* Record extracts *
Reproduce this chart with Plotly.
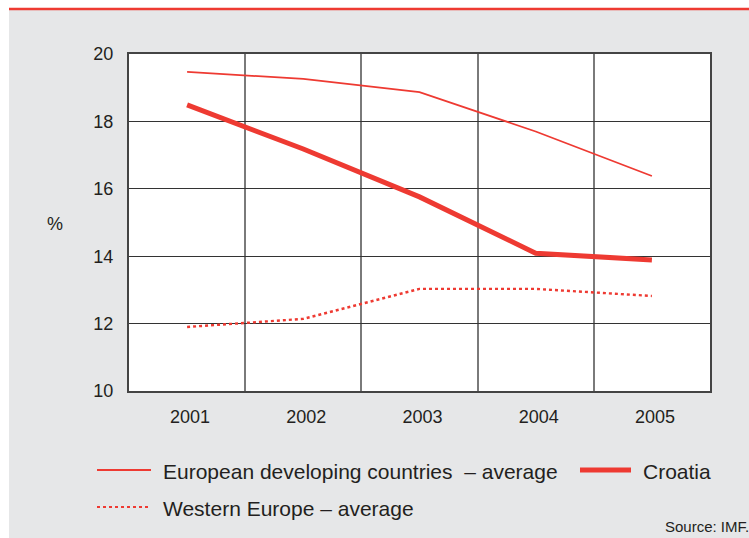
import plotly.graph_objects as go

# Values by year (%)
years = ["2001", "2002", "2003", "2004", "2005"]
eur_developing = [19.47, 19.26, 18.87, 17.70, 16.38]
croatia = [18.49, 17.18, 15.76, 14.09, 13.89]
western_europe = [11.90, 12.14, 13.03, 13.03, 12.82]

y_ticks = [10, 12, 14, 16, 18, 20]

RED = "#ee3a32"
BG = "#e6e7e8"
FONT = "Liberation Sans, Arial, Helvetica, sans-serif"
TXT = "#231f20"

W, H = 749, 538
L, R, T, B = 129, 39, 54, 147
pw, ph = W - L - R, H - T - B


def px(x):
    return (x - L) / pw


def py(y):
    return 1 - (y - T) / ph


fig = go.Figure()
fig.add_trace(go.Scatter(x=years, y=eur_developing, mode="lines",
                         line=dict(color=RED, width=1.8),
                         name="European developing countries – average"))
fig.add_trace(go.Scatter(x=years, y=croatia, mode="lines",
                         line=dict(color=RED, width=5),
                         name="Croatia"))
fig.add_trace(go.Scatter(x=years, y=western_europe, mode="lines",
                         line=dict(color=RED, width=2.4, dash="dot"),
                         name="Western Europe – average"))

shapes = [
    # white strips around the grey panel
    dict(type="rect", xref="paper", yref="paper", x0=px(0), x1=px(9),
         y0=py(H), y1=py(0), fillcolor="white", line_width=0, layer="below"),
    dict(type="rect", xref="paper", yref="paper", x0=px(0), x1=px(W),
         y0=py(8), y1=py(0), fillcolor="white", line_width=0, layer="below"),
    # red rule across the top
    dict(type="line", xref="paper", yref="paper", x0=px(9), x1=px(W),
         y0=py(9), y1=py(9), line=dict(color=RED, width=2.5)),
    # legend samples
    dict(type="line", xref="paper", yref="paper", x0=px(97), x1=px(151),
         y0=py(470), y1=py(470), line=dict(color=RED, width=1.8)),
    dict(type="line", xref="paper", yref="paper", x0=px(580), x1=px(631),
         y0=py(470), y1=py(470), line=dict(color=RED, width=5)),
    dict(type="line", xref="paper", yref="paper", x0=px(97), x1=px(151),
         y0=py(507), y1=py(507), line=dict(color=RED, width=2, dash="dot")),
]


def label(text, x, y, size, xanchor="left"):
    return dict(text=text, x=px(x), y=py(y), xref="paper", yref="paper",
                xanchor=xanchor, yanchor="middle", showarrow=False,
                font=dict(size=size, color=TXT, family=FONT))


annotations = [
    label("%", 55, 224, 18, "center"),
    label("European developing countries  – average", 161, 471, 21),
    label("Croatia", 641, 471, 21),
    label("Western Europe – average", 161, 508, 21),
    label("Source: IMF.", 751, 526, 15, "right"),
]

fig.update_layout(
    width=W, height=H,
    margin=dict(l=L, r=R, t=T, b=B),
    paper_bgcolor=BG, plot_bgcolor="white",
    showlegend=False,
    font=dict(family=FONT, color=TXT, size=18),
    shapes=shapes, annotations=annotations,
    xaxis=dict(type="category", tickson="boundaries", showgrid=True,
               gridcolor="#7a7a7a", gridwidth=1.5,
               showline=True, mirror=True, linecolor="#444", linewidth=2,
               ticks="", ticklabelstandoff=8, ticklabelshift=3,
               tickfont=dict(size=18),
               range=[-0.5, 4.5], fixedrange=True),
    yaxis=dict(range=[10, 20], tickvals=y_ticks, showgrid=True,
               gridcolor="#333", gridwidth=1.3, zeroline=False,
               showline=True, mirror=True, linecolor="#444", linewidth=2,
               ticks="", ticklabelstandoff=10, tickfont=dict(size=18),
               fixedrange=True),
)

fig.write_html("out.html")
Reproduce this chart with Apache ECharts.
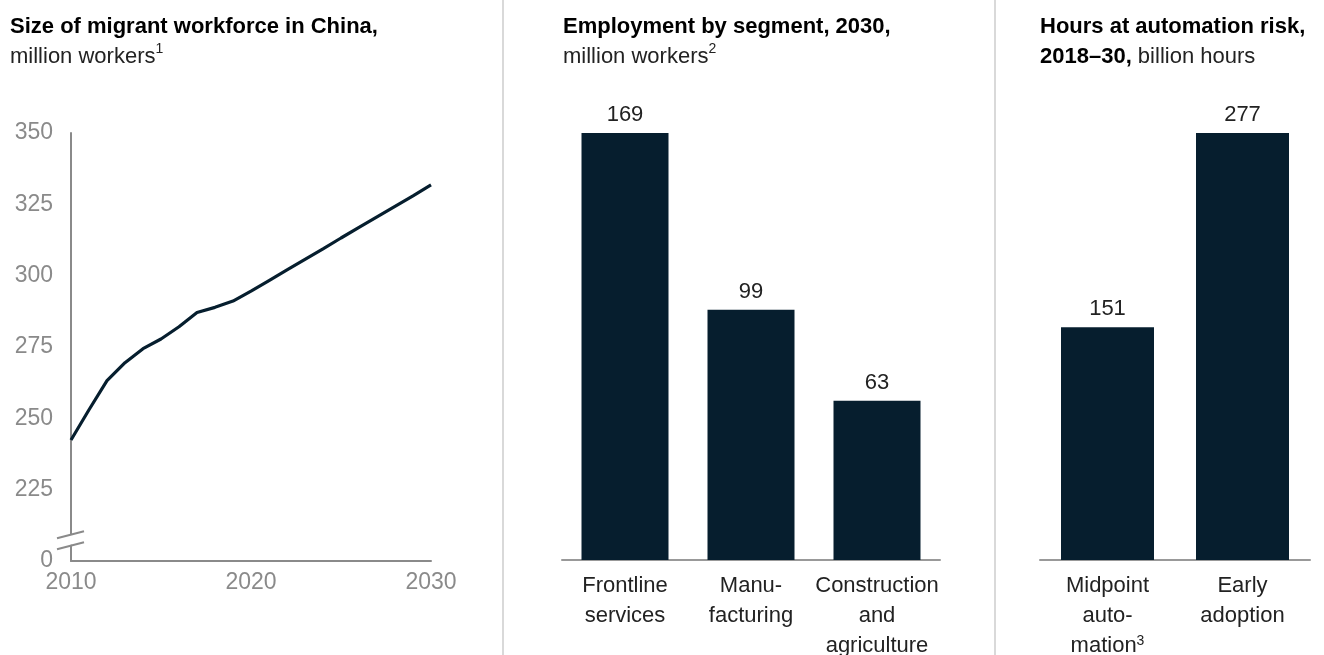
<!DOCTYPE html>
<html>
<head>
<meta charset="utf-8">
<script src="https://cdn.jsdelivr.net/npm/echarts@6/dist/echarts.min.js"></script>
<style>
html,body{margin:0;padding:0;background:#fff;}
#chart{width:1324px;height:655px;}
</style>
</head>
<body>
<div id="chart"></div>
<script>
// ---- Data ----
const years = [2010,2011,2012,2013,2014,2015,2016,2017,2018,2019,2020,2021,2022,2023,2024,2025,2026,2027,2028,2029,2030];
const migrantWorkers = [242.4,253,263.2,269.5,274.4,277.8,282.1,287.1,288.9,291.1,294.6,298.3,302,305.7,309.4,313.2,316.9,320.6,324.3,328,331.8];
const yTicks = [200,225,250,275,300,325,350]; // 200 position is shown as "0" (broken axis)
const xTicks = [2010,2020,2030];

const segmentNames = ['Frontline\nservices','Manu-\nfacturing','Construction\nand\nagriculture'];
const segmentValues = [169,99,63];

const scenarioNames = ['Midpoint\nauto-\nmation{s|3}','Early\nadoption'];
const scenarioValues = [151,277];

// ---- Styles ----
const FONT = 'Liberation Sans';
const NAVY = '#061e2e';
const GRAY = '#8a8a8a';

const chart = echarts.init(document.getElementById('chart'), null, {renderer:'canvas'});

const titleRich = {
  b:{fontFamily:FONT,fontWeight:'bold',fontSize:22,color:'#000',lineHeight:30},
  n:{fontFamily:FONT,fontWeight:'normal',fontSize:22,color:'#222',lineHeight:30},
  s:{fontFamily:FONT,fontWeight:'normal',fontSize:14,color:'#222',lineHeight:30,verticalAlign:'top',padding:[0,0,10,0]}
};
const catRich = {
  s:{fontFamily:FONT,fontSize:14,color:'#222',padding:[0,0,10,0]}
};

const option = {
  backgroundColor:'#fff',
  animation:false,
  textStyle:{fontFamily:FONT},
  title:[
    {left:10,top:12,padding:0,text:'{b|Size of migrant workforce in China,}\n{n|million workers}{s|1}',textStyle:{rich:titleRich}},
    {left:563,top:12,padding:0,text:'{b|Employment by segment, 2030,}\n{n|million workers}{s|2}',textStyle:{rich:titleRich}},
    {left:1040,top:12,padding:0,text:'{b|Hours at automation risk,}\n{b|2018\u201330,}{n| billion hours}',textStyle:{rich:titleRich}}
  ],
  grid:[
    {left:71,right:893,top:133,bottom:94,outerBoundsMode:'none'},
    {left:562,width:378,top:133,bottom:95,outerBoundsMode:'none'},
    {left:1040,width:270,top:133,bottom:95,outerBoundsMode:'none'}
  ],
  xAxis:[
    {gridIndex:0,type:'value',min:2010,max:2030,interval:10,
      axisLine:{show:true,lineStyle:{color:GRAY,width:2}},axisTick:{show:false},splitLine:{show:false},
      axisLabel:{color:GRAY,fontSize:23,margin:10,fontFamily:FONT,formatter:v=>xTicks.includes(v)?String(v):''}},
    {gridIndex:1,type:'category',data:segmentNames,
      axisLine:{show:true,lineStyle:{color:'#999',width:2}},axisTick:{show:false},
      axisLabel:{color:'#222',fontSize:22,lineHeight:30,margin:11,fontFamily:FONT,interval:0}},
    {gridIndex:2,type:'category',data:scenarioNames,
      axisLine:{show:true,lineStyle:{color:'#999',width:2}},axisTick:{show:false},
      axisLabel:{color:'#222',fontSize:22,lineHeight:30,margin:11,fontFamily:FONT,interval:0,rich:catRich}}
  ],
  yAxis:[
    {gridIndex:0,type:'value',min:200,max:350,interval:25,
      axisLine:{show:true,lineStyle:{color:GRAY,width:2}},axisTick:{show:false},splitLine:{show:false},
      axisLabel:{color:GRAY,fontSize:23,margin:18,fontFamily:FONT,formatter:v=>v===200?'0':String(v)}},
    {gridIndex:1,type:'value',min:0,max:'dataMax',show:false,splitLine:{show:false}},
    {gridIndex:2,type:'value',min:0,max:'dataMax',show:false,splitLine:{show:false}}
  ],
  series:[
    {type:'line',xAxisIndex:0,yAxisIndex:0,data:years.map((y,i)=>[y,migrantWorkers[i]]),
      showSymbol:false,symbol:'none',lineStyle:{color:NAVY,width:3.2},z:3},
    {type:'bar',xAxisIndex:1,yAxisIndex:1,data:segmentValues,barWidth:87,
      itemStyle:{color:NAVY},
      label:{show:true,position:'top',distance:7,color:'#222',fontSize:22,fontFamily:FONT}},
    {type:'bar',xAxisIndex:2,yAxisIndex:2,data:scenarioValues,barWidth:93,
      itemStyle:{color:NAVY},
      label:{show:true,position:'top',distance:7,color:'#222',fontSize:22,fontFamily:FONT}}
  ]
};
chart.setOption(option);

// Decorations: separators and axis-break marks (positioned via axis scale)
const W = chart.getWidth(), H = chart.getHeight();
const breakPt = chart.convertToPixel({gridIndex:0},[2010,209]);
const bx = breakPt[0], by = breakPt[1];
chart.setOption({
  graphic:[
    {type:'line',shape:{x1:503,y1:0,x2:503,y2:H},style:{stroke:'#d9d9d9',lineWidth:2},silent:true},
    {type:'line',shape:{x1:995,y1:0,x2:995,y2:H},style:{stroke:'#d9d9d9',lineWidth:2},silent:true},
    {type:'polygon',shape:{points:[[bx-6,by+1],[bx+6,by-2.5],[bx+6,by+8],[bx-6,by+11]]},style:{fill:'#fff'},z:10,silent:true},
    {type:'line',shape:{x1:bx-14,y1:by+3,x2:bx+13,y2:by-4},style:{stroke:GRAY,lineWidth:2},z:11,silent:true},
    {type:'line',shape:{x1:bx-14,y1:by+14,x2:bx+13,y2:by+7},style:{stroke:GRAY,lineWidth:2},z:11,silent:true}
  ]
});
</script>
</body>
</html>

* Task description *
Leave out the pictures and repeat the lines from the start of the material through the line with "import plotly.graph_objects as go", inclusive.

* Result for this exercise *
Reproduce this chart with Plotly.
import plotly.graph_objects as go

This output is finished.